Print word for word the first line of the listing below and every line after it, through the line with "(0,523) -- (560,523);". Leave out the pictures and the rest.

**Collected data:**
------------------------------------------------------------------------

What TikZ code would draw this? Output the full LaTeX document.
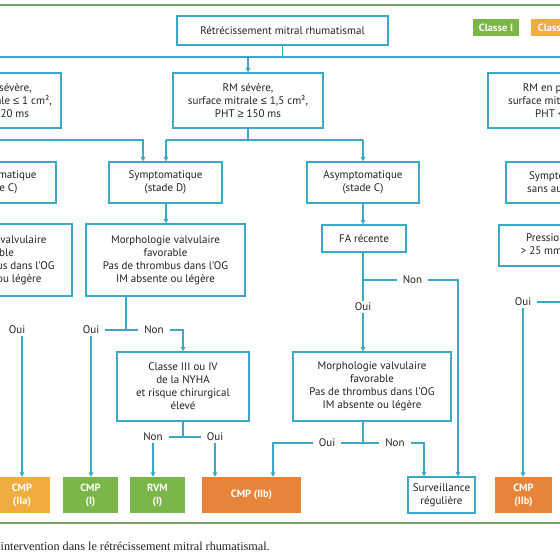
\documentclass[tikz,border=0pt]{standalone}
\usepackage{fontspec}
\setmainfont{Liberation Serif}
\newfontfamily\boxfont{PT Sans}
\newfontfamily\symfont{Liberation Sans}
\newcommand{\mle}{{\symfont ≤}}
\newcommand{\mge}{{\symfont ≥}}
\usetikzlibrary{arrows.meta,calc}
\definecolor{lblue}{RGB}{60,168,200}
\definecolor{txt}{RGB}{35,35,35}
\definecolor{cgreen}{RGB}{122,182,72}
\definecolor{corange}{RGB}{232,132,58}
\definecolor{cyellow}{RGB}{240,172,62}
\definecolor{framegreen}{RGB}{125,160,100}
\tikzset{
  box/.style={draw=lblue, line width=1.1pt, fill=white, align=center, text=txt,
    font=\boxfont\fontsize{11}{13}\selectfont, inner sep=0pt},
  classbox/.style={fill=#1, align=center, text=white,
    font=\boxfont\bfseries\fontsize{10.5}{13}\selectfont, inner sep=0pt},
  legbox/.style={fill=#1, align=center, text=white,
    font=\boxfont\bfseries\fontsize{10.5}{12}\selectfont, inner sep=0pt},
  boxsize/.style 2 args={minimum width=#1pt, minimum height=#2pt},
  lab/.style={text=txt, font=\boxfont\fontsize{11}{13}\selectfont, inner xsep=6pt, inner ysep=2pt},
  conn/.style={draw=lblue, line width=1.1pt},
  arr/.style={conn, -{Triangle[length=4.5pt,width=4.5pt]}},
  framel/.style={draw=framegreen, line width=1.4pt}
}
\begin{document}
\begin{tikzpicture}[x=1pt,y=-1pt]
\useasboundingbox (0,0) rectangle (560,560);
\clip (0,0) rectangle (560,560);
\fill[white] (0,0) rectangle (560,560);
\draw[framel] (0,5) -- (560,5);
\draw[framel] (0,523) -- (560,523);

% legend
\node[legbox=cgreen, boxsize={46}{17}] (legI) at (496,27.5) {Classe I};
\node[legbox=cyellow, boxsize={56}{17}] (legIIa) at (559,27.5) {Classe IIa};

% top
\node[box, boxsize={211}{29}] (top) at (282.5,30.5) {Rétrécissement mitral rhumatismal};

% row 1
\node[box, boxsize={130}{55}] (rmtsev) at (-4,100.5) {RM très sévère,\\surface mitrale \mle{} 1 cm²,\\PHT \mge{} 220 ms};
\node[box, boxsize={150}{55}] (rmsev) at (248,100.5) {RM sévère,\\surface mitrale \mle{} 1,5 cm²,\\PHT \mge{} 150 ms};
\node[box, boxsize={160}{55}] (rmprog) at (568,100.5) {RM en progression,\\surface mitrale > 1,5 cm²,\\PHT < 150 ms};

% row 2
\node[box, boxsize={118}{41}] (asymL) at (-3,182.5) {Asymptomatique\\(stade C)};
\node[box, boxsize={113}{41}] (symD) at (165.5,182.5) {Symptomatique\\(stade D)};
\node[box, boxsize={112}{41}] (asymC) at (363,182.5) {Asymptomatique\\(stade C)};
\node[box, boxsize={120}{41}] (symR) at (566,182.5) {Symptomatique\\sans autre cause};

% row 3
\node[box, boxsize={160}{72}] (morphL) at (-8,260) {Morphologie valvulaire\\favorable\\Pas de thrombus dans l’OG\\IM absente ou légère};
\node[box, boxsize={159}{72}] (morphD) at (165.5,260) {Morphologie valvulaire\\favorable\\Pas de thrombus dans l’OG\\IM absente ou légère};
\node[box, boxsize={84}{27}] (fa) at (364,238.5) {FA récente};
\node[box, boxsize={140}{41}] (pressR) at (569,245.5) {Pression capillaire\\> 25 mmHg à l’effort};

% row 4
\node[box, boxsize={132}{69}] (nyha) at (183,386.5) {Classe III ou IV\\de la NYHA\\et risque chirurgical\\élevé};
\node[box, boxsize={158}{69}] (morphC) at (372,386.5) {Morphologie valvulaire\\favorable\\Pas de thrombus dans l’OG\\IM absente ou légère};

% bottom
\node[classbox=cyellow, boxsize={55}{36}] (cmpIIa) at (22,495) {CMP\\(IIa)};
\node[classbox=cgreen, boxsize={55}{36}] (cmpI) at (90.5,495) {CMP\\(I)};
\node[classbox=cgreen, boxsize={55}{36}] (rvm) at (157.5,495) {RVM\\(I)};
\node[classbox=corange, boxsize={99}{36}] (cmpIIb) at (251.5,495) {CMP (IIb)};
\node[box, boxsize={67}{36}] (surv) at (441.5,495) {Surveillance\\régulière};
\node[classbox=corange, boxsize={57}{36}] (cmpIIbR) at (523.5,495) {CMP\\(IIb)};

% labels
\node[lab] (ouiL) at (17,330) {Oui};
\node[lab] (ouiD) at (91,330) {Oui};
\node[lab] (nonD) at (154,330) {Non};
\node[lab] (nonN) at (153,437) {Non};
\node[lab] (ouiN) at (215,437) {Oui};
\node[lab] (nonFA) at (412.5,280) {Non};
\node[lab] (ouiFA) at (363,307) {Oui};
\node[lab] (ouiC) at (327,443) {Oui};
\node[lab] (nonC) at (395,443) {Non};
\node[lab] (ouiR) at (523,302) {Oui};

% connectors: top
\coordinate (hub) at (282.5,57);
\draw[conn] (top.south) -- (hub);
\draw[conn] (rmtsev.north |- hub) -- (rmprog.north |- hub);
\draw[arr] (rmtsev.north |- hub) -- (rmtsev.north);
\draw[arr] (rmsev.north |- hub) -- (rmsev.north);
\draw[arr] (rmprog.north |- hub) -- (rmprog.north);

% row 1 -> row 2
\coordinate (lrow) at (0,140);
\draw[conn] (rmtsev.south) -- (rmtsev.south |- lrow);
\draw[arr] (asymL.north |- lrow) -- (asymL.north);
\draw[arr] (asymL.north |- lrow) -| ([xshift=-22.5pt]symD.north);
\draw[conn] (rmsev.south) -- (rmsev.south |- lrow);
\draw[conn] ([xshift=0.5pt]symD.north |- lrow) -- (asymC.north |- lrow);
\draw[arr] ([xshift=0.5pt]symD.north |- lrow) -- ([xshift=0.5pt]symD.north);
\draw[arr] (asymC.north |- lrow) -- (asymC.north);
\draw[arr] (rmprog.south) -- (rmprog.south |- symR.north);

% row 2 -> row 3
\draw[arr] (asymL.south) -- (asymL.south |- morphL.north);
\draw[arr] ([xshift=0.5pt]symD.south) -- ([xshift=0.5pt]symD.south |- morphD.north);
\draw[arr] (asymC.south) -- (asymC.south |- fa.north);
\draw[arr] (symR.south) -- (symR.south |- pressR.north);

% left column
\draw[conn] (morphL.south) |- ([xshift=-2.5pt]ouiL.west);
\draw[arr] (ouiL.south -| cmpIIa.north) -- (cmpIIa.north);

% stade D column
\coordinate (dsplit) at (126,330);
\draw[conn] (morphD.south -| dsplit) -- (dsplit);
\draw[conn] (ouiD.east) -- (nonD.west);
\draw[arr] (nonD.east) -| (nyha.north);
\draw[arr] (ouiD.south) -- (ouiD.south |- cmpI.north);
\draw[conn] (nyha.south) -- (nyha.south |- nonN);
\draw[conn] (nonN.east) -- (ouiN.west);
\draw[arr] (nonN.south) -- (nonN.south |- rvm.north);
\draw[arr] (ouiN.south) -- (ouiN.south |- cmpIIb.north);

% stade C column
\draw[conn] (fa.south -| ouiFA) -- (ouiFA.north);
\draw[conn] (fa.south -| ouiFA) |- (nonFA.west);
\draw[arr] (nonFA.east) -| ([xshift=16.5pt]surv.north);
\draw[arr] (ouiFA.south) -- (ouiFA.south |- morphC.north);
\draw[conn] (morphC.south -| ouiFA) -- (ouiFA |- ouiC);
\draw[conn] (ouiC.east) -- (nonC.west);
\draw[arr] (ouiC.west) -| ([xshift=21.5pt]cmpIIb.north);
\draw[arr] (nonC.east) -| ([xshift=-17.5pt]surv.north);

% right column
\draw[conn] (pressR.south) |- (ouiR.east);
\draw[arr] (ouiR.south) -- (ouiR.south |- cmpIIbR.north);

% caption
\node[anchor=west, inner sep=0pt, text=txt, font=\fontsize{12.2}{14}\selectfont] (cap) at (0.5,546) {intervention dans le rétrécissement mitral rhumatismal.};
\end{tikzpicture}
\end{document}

------------------------------------------------------------------------

**Written solution:**
What TikZ code would draw this? Output the full LaTeX document.
\documentclass[tikz,border=0pt]{standalone}
\usepackage{fontspec}
\setmainfont{Liberation Serif}
\newfontfamily\boxfont{PT Sans}
\newfontfamily\symfont{Liberation Sans}
\newcommand{\mle}{{\symfont ≤}}
\newcommand{\mge}{{\symfont ≥}}
\usetikzlibrary{arrows.meta,calc}
\definecolor{lblue}{RGB}{60,168,200}
\definecolor{txt}{RGB}{35,35,35}
\definecolor{cgreen}{RGB}{122,182,72}
\definecolor{corange}{RGB}{232,132,58}
\definecolor{cyellow}{RGB}{240,172,62}
\definecolor{framegreen}{RGB}{125,160,100}
\tikzset{
  box/.style={draw=lblue, line width=1.1pt, fill=white, align=center, text=txt,
    font=\boxfont\fontsize{11}{13}\selectfont, inner sep=0pt},
  classbox/.style={fill=#1, align=center, text=white,
    font=\boxfont\bfseries\fontsize{10.5}{13}\selectfont, inner sep=0pt},
  legbox/.style={fill=#1, align=center, text=white,
    font=\boxfont\bfseries\fontsize{10.5}{12}\selectfont, inner sep=0pt},
  boxsize/.style 2 args={minimum width=#1pt, minimum height=#2pt},
  lab/.style={text=txt, font=\boxfont\fontsize{11}{13}\selectfont, inner xsep=6pt, inner ysep=2pt},
  conn/.style={draw=lblue, line width=1.1pt},
  arr/.style={conn, -{Triangle[length=4.5pt,width=4.5pt]}},
  framel/.style={draw=framegreen, line width=1.4pt}
}
\begin{document}
\begin{tikzpicture}[x=1pt,y=-1pt]
\useasboundingbox (0,0) rectangle (560,560);
\clip (0,0) rectangle (560,560);
\fill[white] (0,0) rectangle (560,560);
\draw[framel] (0,5) -- (560,5);
\draw[framel] (0,523) -- (560,523);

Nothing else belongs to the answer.